Définition et étymologie
Le kairos (καιρός en grec ancien) désigne le moment opportun, l’instant propice ou le temps favorable pour accomplir une action. Contrairement au chronos qui représente le temps quantitatif, mesurable et linéaire, le kairos incarne le temps qualitatif, celui de l’occasion à saisir, du moment décisif où tout peut basculer. L’étymologie du terme reste débattue, mais certains philologues le rattachent à la notion d’ouverture ou de point critique, évoquant métaphoriquement l’endroit précis où l’archer doit viser pour atteindre sa cible.
Dans la Grèce antique, Kairos était également personnifié comme une divinité ailée, représentée avec une touffe de cheveux sur le front mais chauve à l’arrière de la tête, symbolisant ainsi l’opportunité qu’on peut saisir quand elle se présente mais qu’on ne peut plus rattraper une fois qu’elle est passée. Cette image puissante illustre la nature fugace et irréversible du moment opportun.
Le kairos en philosophie
Dans la pensée grecque antique
Les sophistes furent parmi les premiers à théoriser le kairos dans le domaine de la rhétorique. Pour Gorgias, maîtriser le kairos constituait l’art suprême de l’orateur : savoir quand parler, quand se taire, quel argument employer selon les circonstances et l’auditoire. Cette conception dépasse la simple technique pour devenir une véritable sagesse pratique, une intelligence des situations.

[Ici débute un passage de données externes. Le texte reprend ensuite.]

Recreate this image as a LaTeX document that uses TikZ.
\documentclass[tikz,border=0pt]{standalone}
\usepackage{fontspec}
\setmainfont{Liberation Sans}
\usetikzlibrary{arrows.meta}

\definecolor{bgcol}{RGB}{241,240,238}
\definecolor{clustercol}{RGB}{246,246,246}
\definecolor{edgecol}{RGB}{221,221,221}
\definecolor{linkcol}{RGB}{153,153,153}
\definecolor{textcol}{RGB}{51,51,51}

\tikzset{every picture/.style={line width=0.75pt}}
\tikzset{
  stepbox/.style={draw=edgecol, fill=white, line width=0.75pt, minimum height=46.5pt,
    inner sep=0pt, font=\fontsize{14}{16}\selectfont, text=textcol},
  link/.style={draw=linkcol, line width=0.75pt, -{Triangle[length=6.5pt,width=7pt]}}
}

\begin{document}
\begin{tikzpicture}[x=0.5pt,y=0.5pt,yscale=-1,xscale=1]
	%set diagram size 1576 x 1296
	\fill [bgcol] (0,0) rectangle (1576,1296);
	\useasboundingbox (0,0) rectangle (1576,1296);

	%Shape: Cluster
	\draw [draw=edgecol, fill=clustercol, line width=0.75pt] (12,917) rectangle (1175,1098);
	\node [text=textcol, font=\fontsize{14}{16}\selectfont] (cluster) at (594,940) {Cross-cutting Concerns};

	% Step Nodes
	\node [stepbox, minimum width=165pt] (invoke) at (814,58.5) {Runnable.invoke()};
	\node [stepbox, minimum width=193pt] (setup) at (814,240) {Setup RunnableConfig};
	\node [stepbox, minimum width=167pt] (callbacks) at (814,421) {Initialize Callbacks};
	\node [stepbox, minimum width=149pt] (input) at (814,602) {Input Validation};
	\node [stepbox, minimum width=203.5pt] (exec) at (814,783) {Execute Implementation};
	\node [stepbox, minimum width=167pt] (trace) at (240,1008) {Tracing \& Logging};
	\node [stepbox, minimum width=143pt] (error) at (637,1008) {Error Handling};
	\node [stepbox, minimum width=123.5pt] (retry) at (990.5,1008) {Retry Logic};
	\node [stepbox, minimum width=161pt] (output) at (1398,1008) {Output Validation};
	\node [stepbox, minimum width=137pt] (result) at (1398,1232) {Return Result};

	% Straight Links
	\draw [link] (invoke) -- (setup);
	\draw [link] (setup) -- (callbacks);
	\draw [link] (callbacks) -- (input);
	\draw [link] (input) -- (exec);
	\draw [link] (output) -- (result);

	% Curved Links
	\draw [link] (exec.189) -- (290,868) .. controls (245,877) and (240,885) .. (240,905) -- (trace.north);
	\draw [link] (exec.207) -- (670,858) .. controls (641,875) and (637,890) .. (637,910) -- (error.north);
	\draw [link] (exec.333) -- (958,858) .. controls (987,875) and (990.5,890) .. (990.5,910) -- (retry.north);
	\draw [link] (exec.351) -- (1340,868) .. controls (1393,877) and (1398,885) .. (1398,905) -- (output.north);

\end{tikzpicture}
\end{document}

Aristote développe cette notion dans son Éthique à Nicomaque en l’associant à la phronesis (prudence ou sagesse pratique). Pour le Stagirite, l’action vertueuse ne relève pas seulement de principes abstraits mais requiert la capacité de discerner le moment approprié pour agir. Par exemple, le courage ne consiste pas à affronter n’importe quel danger n’importe quand, mais à reconnaître les circonstances où il convient de faire preuve de bravoure. Cette articulation entre kairos et éthique transforme la morale en un art de la temporalité.
Le kairos dans la philosophie contemporaine
La phénoménologie du XXe siècle redécouvre le kairos à travers l’analyse de la temporalité vécue. Henri Bergson, sans employer explicitement le terme, décrit des moments de liberté créatrice où la conscience saisit une possibilité d’action authentique, échappant au déterminisme mécanique. Ces instants privilégiés correspondent à une forme moderne du kairos.
Paul Tillich, théologien et philosophe, fait du kairos un concept central de sa pensée. Il l’oppose au logos (l’ordre rationnel éternel) tout en montrant leur complémentarité : le kairos est le moment où l’éternel fait irruption dans le temporel, où une vérité universelle trouve son incarnation historique. Cette perspective enrichit le concept d’une dimension métaphysique, faisant du kairos le point de rencontre entre transcendance et immanence.
Applications pratiques et exemples
Dans le domaine politique, le kairos désigne ces moments critiques où l’histoire peut bifurquer. Machiavel, dans Le Prince, bien qu’il n’utilise pas le terme grec, décrit l’art du gouvernant comme la capacité à saisir l’occasion (l’occasione), à reconnaître quand les circonstances permettent d’agir efficacement. La révolution française, par exemple, illustre un kairos historique où la convergence de multiples facteurs créa les conditions d’un changement radical.
En psychanalyse, le kairos apparaît comme le moment de l’interprétation juste. Jacques Lacan évoque ces instants où une intervention de l’analyste, parfaitement ajustée temporellement, peut produire une prise de conscience transformatrice chez l’analysant. Trop tôt, l’interprétation reste incompréhensible ; trop tard, elle perd sa force de révélation.
Le kairos et la condition humaine moderne
Notre époque, dominée par l’accélération et la planification rationnelle, tend à occulter la dimension kairotique de l’existence. Pourtant, le kairos reste crucial pour comprendre l’innovation, la créativité et les tournants existentiels. L’entrepreneur qui lance son produit au moment parfait, l’artiste qui capte l’esprit du temps, le scientifique qui formule l’hypothèse décisive au bon moment, tous manifestent une sensibilité au kairos.
La philosophie du kairos nous rappelle que l’existence humaine n’est pas réductible à une succession mécanique d’instants homogènes. Elle comporte des moments privilégiés, des fenêtres d’opportunité où notre liberté peut s’exercer pleinement, où nos choix prennent une portée décisive. Cultiver l’attention au kairos, c’est développer une forme de sagesse temporelle, une capacité à habiter pleinement le présent tout en restant ouvert aux possibilités qu’il recèle.